Yelp Infographic 1

 

Taylor Hatmaker on Yelp’s Q4 loss of $5.3 million:

Yelp should own local. But it doesn’t. The company, founded in the mobile dark age of 2004, is being assaulted on some major fronts. There’s Foursquare of course, but the biggest threat is Facebook’s renewed interest in local, which the company will be building out in the coming months in the form of a feature called “Nearby.”

While I agree that services like Facebook and Foursquare are threats to Yelp, I wouldn’t classify them as Yelp’s biggest threats.
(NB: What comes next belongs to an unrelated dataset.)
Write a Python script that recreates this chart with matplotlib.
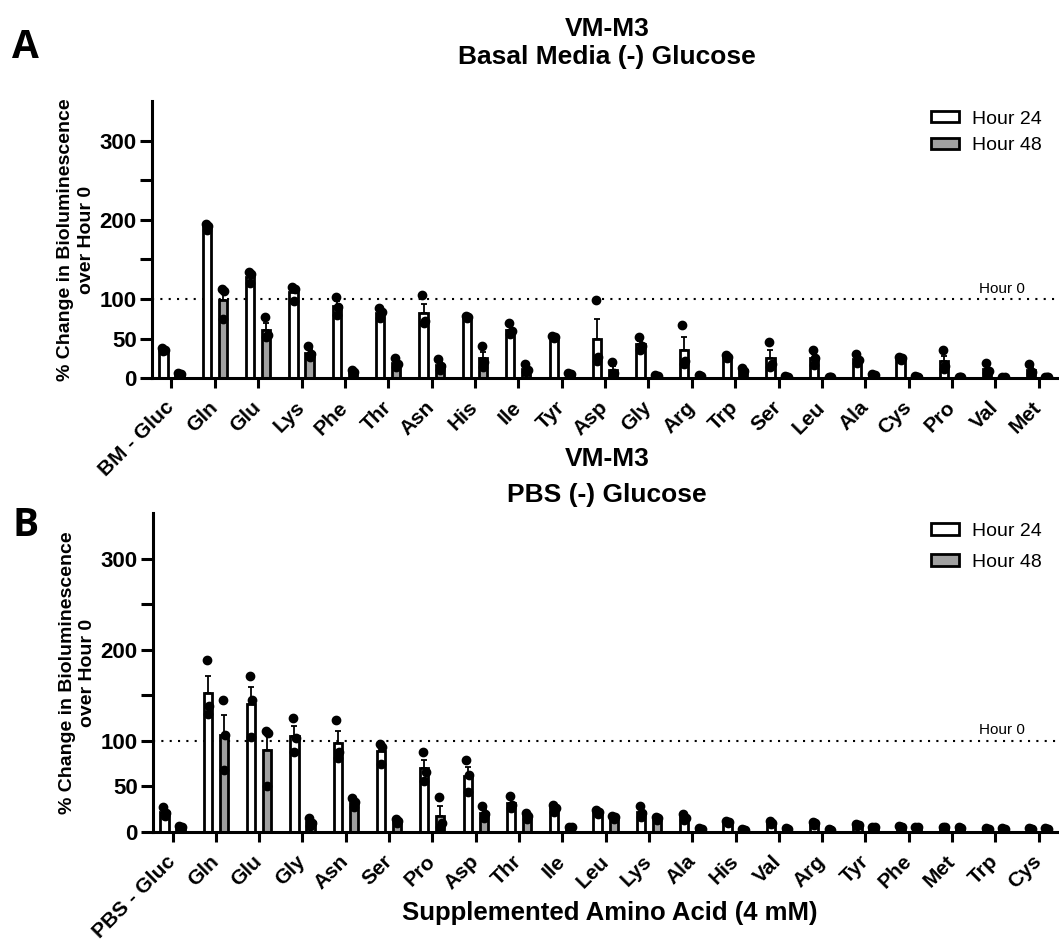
import numpy as np
import matplotlib.pyplot as plt
import matplotlib.transforms as mtransforms
from matplotlib.ticker import FixedLocator, NullFormatter

plt.rcParams['font.family'] = ['Liberation Sans', 'DejaVu Sans']

# --- data: three replicate values per bar ---
labels_a = ['BM - Gluc', 'Gln', 'Glu', 'Lys', 'Phe', 'Thr', 'Asn', 'His', 'Ile', 'Tyr', 'Asp',
            'Gly', 'Arg', 'Trp', 'Ser', 'Leu', 'Ala', 'Cys', 'Pro', 'Val', 'Met']
h24_a = [[38, 36, 34], [195, 192, 187], [134, 131, 120], [115, 113, 97], [103, 90, 80],
         [88, 84, 76], [105, 72, 70], [79, 77, 76], [69, 59, 56], [53, 52, 51], [99, 27, 22],
         [52, 40, 36], [67, 22, 18], [29, 27, 25], [46, 18, 14], [35, 25, 17], [31, 23, 19],
         [27, 25, 23], [36, 15, 12], [19, 9, 6], [18, 8, 5]]
h48_a = [[6, 5, 4], [112, 110, 75], [77, 54, 52], [40, 30, 27], [10, 8, 7], [25, 18, 14],
         [24, 15, 10], [41, 20, 14], [18, 10, 8], [6, 5, 4], [20, 6, 4], [4, 3, 2], [4, 3, 2],
         [13, 9, 7], [3, 2, 1], [2, 1, 1], [5, 4, 3], [3, 2, 2], [2, 1, 1], [1, 1, 0], [2, 1, 1]]

labels_b = ['PBS - Gluc', 'Gln', 'Glu', 'Gly', 'Asn', 'Ser', 'Pro', 'Asp', 'Thr', 'Ile', 'Leu',
            'Lys', 'Ala', 'His', 'Val', 'Arg', 'Tyr', 'Phe', 'Met', 'Trp', 'Cys']
h24_b = [[27, 21, 18], [189, 138, 130], [171, 145, 104], [125, 103, 88], [123, 88, 81],
         [97, 93, 75], [88, 66, 56], [79, 62, 44], [40, 30, 26], [30, 26, 22], [24, 22, 20],
         [28, 21, 17], [20, 15, 13], [12, 11, 10], [12, 10, 9], [11, 10, 8], [9, 8, 7],
         [7, 6, 5], [6, 5, 4], [4, 3, 3], [4, 3, 3]]
h48_b = [[7, 5, 4], [145, 106, 68], [111, 109, 51], [15, 10, 7], [37, 33, 27], [14, 12, 10],
         [38, 10, 6], [28, 20, 15], [21, 18, 14], [6, 5, 4], [18, 16, 14], [16, 15, 13],
         [4, 3, 2], [3, 2, 2], [4, 3, 2], [3, 2, 2], [6, 5, 4], [6, 5, 4], [5, 4, 3],
         [4, 3, 3], [4, 3, 3]]

GREY = '#a0a0a0'
OFF = 0.185
W = 0.19
W_PX, H_PX = 1059, 950


def draw_panel(ax, labels, h24, h48, leg_anchor, leg_spacing):
    x = np.arange(len(labels))
    for vals, dx, color, name in [(h24, -OFF, 'white', 'Hour 24'), (h48, OFF, GREY, 'Hour 48')]:
        vals = np.array(vals, dtype=float)
        mean = vals.mean(axis=1)
        sem = vals.std(axis=1, ddof=1) / np.sqrt(vals.shape[1])
        ax.bar(x + dx, mean, width=W, color=color, edgecolor='black', linewidth=2.0,
               label=name, zorder=2)
        ax.errorbar(x + dx, mean, yerr=[np.zeros_like(sem), sem], fmt='none', ecolor='black',
                    elinewidth=1.3, capsize=2.5, capthick=1.3, zorder=3)
        for j, jit in enumerate([-0.03, 0.03, 0.0]):
            ax.plot(x + dx + jit, vals[:, j], 'o', color='black', ms=6, zorder=4)

    ax.axhline(100, color='black', ls=(0, (1, 3)), lw=1.5, zorder=1)
    ax.text(19.15, 104, 'Hour 0', ha='center', va='bottom', fontsize=11)

    ax.set_xlim(-0.45, 20.42)
    ax.set_ylim(0, 350)
    ax.set_xticks(x)
    ax.set_xticklabels(labels, rotation=45, ha='right', va='center', rotation_mode='anchor',
                       fontsize=15, fontweight='bold')
    # nudge the slanted labels a little to the right, like the original
    shift = mtransforms.ScaledTranslation(4 / 100, 0, ax.figure.dpi_scale_trans)
    for lab in ax.get_xticklabels():
        lab.set_transform(lab.get_transform() + shift)
    ax.set_yticks([0, 50, 100, 200, 300])
    ax.yaxis.set_minor_locator(FixedLocator([150, 250]))
    ax.yaxis.set_minor_formatter(NullFormatter())
    for lab in ax.get_yticklabels():
        lab.set_fontweight('bold')
    ax.tick_params(axis='y', which='both', length=9, width=2.2, labelsize=16, pad=2)
    ax.tick_params(axis='x', length=7, width=2.2, pad=12)
    for s in ['top', 'right']:
        ax.spines[s].set_visible(False)
    for s in ['left', 'bottom']:
        ax.spines[s].set_linewidth(2.2)

    ax.set_ylabel('% Change in Bioluminescence\nover Hour 0', fontsize=14, fontweight='bold',
                  linespacing=1.3, labelpad=3)

    ax.legend(loc='upper left', bbox_to_anchor=leg_anchor, bbox_transform=ax.figure.transFigure,
              frameon=False, fontsize=14, handlelength=1.4, handleheight=0.5,
              handletextpad=0.7, labelspacing=leg_spacing)


def fig_text(fig, px, py, s, **kw):
    fig.text(px / W_PX, 1 - py / H_PX, s, ha='center', va='center', **kw)


fig = plt.figure(figsize=(10.59, 9.5), dpi=100)
ax_a = fig.add_axes([0.1435, 0.602, 0.8545, 0.2916])
ax_b = fig.add_axes([0.1445, 0.1242, 0.8535, 0.3358])

draw_panel(ax_a, labels_a, h24_a, h48_a, (0.863, 0.902), 0.5)
draw_panel(ax_b, labels_b, h24_b, h48_b, (0.863, 0.468), 0.72)

# titles, one line each
fig_text(fig, 607, 29, 'VM-M3', fontsize=19, fontweight='bold')
fig_text(fig, 607, 57, 'Basal Media (-) Glucose', fontsize=19, fontweight='bold')
fig_text(fig, 607, 459, 'VM-M3', fontsize=19, fontweight='bold')
fig_text(fig, 607, 495, 'PBS (-) Glucose', fontsize=19, fontweight='bold')
fig_text(fig, 610, 913, 'Supplemented Amino Acid (4 mM)', fontsize=18.5, fontweight='bold')

fig_text(fig, 25, 47, 'A', fontsize=28, fontweight='bold', family=['Open Sans', 'DejaVu Sans'])
fig_text(fig, 26, 525, 'B', fontsize=28, fontweight='bold', family=['Open Sans', 'DejaVu Sans'])

fig.savefig('out.png', dpi=100)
IMO, the biggest threat to Yelp is the same threat that all players in Local face – huge audience fragmentation coupled with huge advertiser fragmentation. In other words, it’s hard/expensive both to aggregate enough consumer demand for local marketing and to aggregate (and retain) enough local marketers to meet that demand. If Yelp sells a dentist in Fresno a package, they need to have people in Fresno looking for dentists at the time those ads are showing, and they need to do it for every vertical in every geo every day. Every player, big and small, in this space faces this. While Facebook Nearby/Graph Search will surely suck up a lot of advertiser and perhaps consumer attention, it will face the same problems.

Yelp’s biggest threat is that it is playing in Local. And Local is hard.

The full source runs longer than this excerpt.